The central gallery is the KANGRA DURBAR or the hall of audience. This has been recreated to show the visitors how Rajput Kings held court.

The Kangra Miniature paintings are by far the finest Rajput paintings of India. The are considered to be the renascence of Indian art. In the time of Maharaja Sansar Chandra the master artist of his court produced some 32000 paintings. Some of the Famous series were the Bara-masa, Naika, Bihari Sat-Sai, Bhagavata-Purana, Gita-Govind, Raghmala. In the museum you will get to see some examples of these paintings.

The Museum has exhibited Royal clothes, textiles made of gold and silver thread, uniforms from the British period all from the Royal Families personal collection. Some of the costume have been worn by the Family themselves.
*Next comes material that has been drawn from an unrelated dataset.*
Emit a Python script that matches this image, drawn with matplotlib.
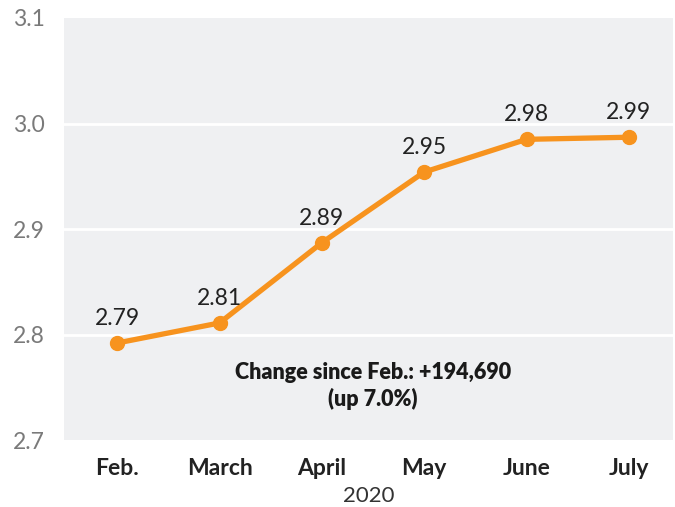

The piece the resistance is the shawl presented to the Family by the Emperor Jahangir himself (it is the red shawl with paisley motifs inside the floor display table).

This gallery depicts the silver furniture used by H.H Rajmata Shailendra Kumari a princess of Tehri-Garhwal.

Displays here show the various kinds of weapons used from the time of Maharaja Sansar Chandra to his great-great-great grand son H. H Maharaja Jai Chandra.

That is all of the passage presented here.